— Start Given data —

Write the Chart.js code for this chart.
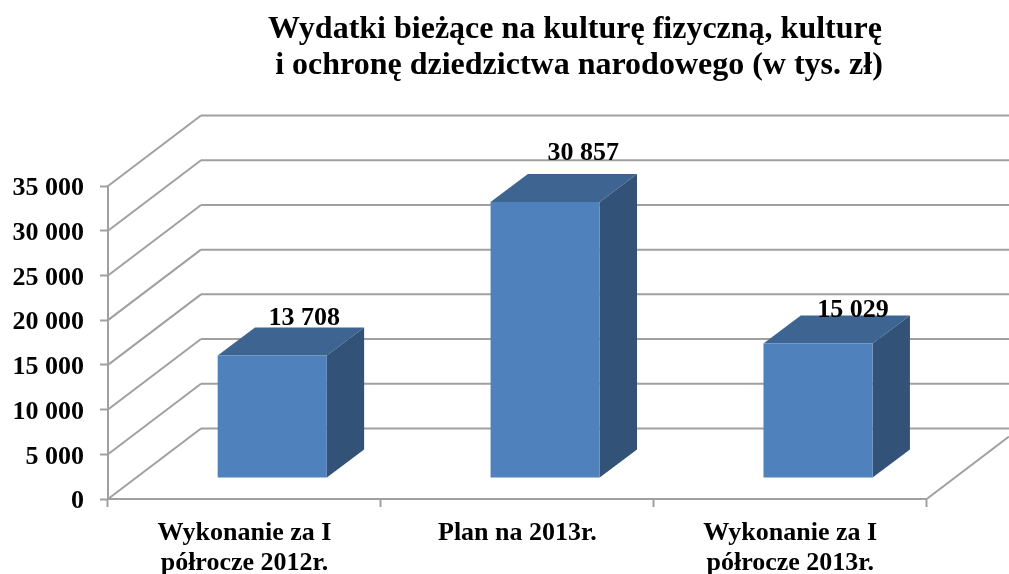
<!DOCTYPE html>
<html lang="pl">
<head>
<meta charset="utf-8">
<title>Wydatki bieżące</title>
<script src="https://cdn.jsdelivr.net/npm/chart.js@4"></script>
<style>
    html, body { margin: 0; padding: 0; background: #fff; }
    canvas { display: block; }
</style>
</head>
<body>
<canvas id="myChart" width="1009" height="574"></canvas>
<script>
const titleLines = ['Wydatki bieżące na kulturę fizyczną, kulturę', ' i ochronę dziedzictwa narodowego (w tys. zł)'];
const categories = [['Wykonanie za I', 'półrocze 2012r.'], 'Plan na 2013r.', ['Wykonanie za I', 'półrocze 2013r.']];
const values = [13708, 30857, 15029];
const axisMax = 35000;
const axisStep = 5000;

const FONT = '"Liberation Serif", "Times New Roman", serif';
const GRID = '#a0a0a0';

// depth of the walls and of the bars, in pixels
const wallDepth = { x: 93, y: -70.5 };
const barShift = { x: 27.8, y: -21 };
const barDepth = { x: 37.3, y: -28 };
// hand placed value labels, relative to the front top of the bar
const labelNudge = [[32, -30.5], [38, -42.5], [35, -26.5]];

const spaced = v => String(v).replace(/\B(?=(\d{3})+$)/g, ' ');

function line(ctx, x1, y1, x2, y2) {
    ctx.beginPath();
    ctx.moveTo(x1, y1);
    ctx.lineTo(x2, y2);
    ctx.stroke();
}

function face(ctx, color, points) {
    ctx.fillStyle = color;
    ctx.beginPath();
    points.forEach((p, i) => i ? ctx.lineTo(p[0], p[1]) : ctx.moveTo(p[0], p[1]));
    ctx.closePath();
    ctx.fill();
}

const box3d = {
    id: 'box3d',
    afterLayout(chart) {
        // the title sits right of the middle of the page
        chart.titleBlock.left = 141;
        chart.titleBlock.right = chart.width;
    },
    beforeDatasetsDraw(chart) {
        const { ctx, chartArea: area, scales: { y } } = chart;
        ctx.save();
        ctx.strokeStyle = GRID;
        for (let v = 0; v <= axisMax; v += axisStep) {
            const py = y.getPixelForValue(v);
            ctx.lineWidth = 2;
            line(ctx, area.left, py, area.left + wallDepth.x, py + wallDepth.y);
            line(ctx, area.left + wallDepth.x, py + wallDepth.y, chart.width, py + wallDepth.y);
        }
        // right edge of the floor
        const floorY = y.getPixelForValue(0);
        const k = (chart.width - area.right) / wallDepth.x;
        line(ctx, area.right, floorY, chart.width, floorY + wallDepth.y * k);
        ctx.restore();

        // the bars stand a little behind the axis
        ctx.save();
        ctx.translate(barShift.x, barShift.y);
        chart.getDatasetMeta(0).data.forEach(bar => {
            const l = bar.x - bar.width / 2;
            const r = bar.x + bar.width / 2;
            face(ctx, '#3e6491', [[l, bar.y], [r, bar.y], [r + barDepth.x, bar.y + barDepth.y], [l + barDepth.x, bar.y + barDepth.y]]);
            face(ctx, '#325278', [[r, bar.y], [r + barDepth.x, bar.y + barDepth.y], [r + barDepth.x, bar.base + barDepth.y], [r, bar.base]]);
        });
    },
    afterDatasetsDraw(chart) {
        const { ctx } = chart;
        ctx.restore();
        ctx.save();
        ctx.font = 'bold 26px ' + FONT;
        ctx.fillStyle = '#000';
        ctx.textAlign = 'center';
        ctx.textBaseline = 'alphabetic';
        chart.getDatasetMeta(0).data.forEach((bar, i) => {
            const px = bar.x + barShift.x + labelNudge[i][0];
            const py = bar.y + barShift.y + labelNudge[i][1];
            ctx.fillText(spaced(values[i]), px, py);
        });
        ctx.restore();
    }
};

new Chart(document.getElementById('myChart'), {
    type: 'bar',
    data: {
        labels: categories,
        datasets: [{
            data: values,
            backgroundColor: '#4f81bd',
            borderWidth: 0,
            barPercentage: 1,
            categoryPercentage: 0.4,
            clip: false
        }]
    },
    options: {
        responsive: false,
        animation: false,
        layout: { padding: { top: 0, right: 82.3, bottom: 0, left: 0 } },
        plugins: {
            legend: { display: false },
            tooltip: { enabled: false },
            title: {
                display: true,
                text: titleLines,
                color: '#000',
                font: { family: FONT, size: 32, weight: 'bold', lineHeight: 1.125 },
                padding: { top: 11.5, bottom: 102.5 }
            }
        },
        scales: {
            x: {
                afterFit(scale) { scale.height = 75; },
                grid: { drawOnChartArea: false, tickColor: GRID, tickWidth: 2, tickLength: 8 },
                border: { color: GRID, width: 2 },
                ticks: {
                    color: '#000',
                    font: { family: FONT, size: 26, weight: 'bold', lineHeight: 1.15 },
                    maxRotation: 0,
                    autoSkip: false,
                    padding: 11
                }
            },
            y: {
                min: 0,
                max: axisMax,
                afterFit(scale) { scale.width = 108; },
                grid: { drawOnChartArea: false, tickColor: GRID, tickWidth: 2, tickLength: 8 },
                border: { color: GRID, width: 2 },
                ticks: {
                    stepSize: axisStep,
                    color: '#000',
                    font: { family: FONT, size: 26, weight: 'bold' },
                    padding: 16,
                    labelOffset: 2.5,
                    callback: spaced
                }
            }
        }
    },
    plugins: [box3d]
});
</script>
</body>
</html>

— End Given data —
— Start Given data —

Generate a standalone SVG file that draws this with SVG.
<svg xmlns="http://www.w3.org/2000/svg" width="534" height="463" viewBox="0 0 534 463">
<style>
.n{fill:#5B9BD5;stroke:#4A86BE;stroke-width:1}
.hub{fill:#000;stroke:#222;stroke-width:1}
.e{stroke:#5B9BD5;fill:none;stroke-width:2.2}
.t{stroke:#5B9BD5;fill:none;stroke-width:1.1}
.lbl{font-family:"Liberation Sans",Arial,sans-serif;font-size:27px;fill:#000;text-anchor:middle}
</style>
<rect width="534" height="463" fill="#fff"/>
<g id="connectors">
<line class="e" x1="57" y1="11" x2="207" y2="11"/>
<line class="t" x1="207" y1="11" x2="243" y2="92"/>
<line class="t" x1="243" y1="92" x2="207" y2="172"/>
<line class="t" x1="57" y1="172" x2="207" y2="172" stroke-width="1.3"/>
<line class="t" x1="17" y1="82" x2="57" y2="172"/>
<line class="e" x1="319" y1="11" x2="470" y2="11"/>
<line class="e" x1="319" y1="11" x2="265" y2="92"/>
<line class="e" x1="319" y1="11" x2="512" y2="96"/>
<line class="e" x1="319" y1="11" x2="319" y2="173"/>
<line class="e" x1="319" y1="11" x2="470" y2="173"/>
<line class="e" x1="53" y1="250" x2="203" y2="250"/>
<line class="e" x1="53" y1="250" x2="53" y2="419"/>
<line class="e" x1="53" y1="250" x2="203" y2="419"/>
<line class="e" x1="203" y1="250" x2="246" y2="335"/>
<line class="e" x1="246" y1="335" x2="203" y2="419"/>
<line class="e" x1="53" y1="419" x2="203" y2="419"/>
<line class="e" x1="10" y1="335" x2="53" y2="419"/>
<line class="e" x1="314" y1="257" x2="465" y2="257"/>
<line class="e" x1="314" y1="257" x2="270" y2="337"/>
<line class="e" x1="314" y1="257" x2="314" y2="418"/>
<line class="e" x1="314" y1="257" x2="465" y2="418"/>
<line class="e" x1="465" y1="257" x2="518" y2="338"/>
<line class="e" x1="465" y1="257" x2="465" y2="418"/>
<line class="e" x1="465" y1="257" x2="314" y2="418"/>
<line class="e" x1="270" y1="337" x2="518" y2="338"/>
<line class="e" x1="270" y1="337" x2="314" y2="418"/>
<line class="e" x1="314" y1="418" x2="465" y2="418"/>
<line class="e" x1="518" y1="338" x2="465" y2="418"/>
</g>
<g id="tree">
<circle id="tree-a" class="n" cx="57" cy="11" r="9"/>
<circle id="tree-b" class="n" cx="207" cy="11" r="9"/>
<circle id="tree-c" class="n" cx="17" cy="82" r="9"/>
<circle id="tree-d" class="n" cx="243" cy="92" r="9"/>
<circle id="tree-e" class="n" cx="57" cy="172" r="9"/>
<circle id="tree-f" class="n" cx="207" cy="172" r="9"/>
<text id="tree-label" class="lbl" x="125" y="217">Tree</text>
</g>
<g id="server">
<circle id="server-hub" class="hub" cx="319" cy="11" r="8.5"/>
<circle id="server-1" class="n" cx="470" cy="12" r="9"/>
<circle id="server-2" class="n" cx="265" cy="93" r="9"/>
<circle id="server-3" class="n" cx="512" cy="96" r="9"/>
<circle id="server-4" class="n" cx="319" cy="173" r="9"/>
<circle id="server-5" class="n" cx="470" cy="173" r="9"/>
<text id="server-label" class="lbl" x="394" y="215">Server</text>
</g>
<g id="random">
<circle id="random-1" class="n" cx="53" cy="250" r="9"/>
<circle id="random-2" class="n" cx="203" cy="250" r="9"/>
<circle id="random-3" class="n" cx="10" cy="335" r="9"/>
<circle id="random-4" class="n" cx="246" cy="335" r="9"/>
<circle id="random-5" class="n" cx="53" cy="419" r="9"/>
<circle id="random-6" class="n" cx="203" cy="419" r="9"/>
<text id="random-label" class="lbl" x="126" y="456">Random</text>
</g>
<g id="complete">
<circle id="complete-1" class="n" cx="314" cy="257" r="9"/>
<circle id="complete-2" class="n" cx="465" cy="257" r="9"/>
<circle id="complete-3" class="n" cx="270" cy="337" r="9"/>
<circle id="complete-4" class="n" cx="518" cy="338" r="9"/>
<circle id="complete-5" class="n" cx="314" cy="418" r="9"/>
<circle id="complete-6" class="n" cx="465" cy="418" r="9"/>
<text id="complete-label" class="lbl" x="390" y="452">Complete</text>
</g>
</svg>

— End Given data —

In the listing above, find the line containing "Write the Chart.js code for this chart." and the line containing "const axisStep = 5000;", then write out both of them and every line between, exactly, with no pictures.

§ Solution:
Write the Chart.js code for this chart.
<!DOCTYPE html>
<html lang="pl">
<head>
<meta charset="utf-8">
<title>Wydatki bieżące</title>
<script src="https://cdn.jsdelivr.net/npm/chart.js@4"></script>
<style>
    html, body { margin: 0; padding: 0; background: #fff; }
    canvas { display: block; }
</style>
</head>
<body>
<canvas id="myChart" width="1009" height="574"></canvas>
<script>
const titleLines = ['Wydatki bieżące na kulturę fizyczną, kulturę', ' i ochronę dziedzictwa narodowego (w tys. zł)'];
const categories = [['Wykonanie za I', 'półrocze 2012r.'], 'Plan na 2013r.', ['Wykonanie za I', 'półrocze 2013r.']];
const values = [13708, 30857, 15029];
const axisMax = 35000;
const axisStep = 5000;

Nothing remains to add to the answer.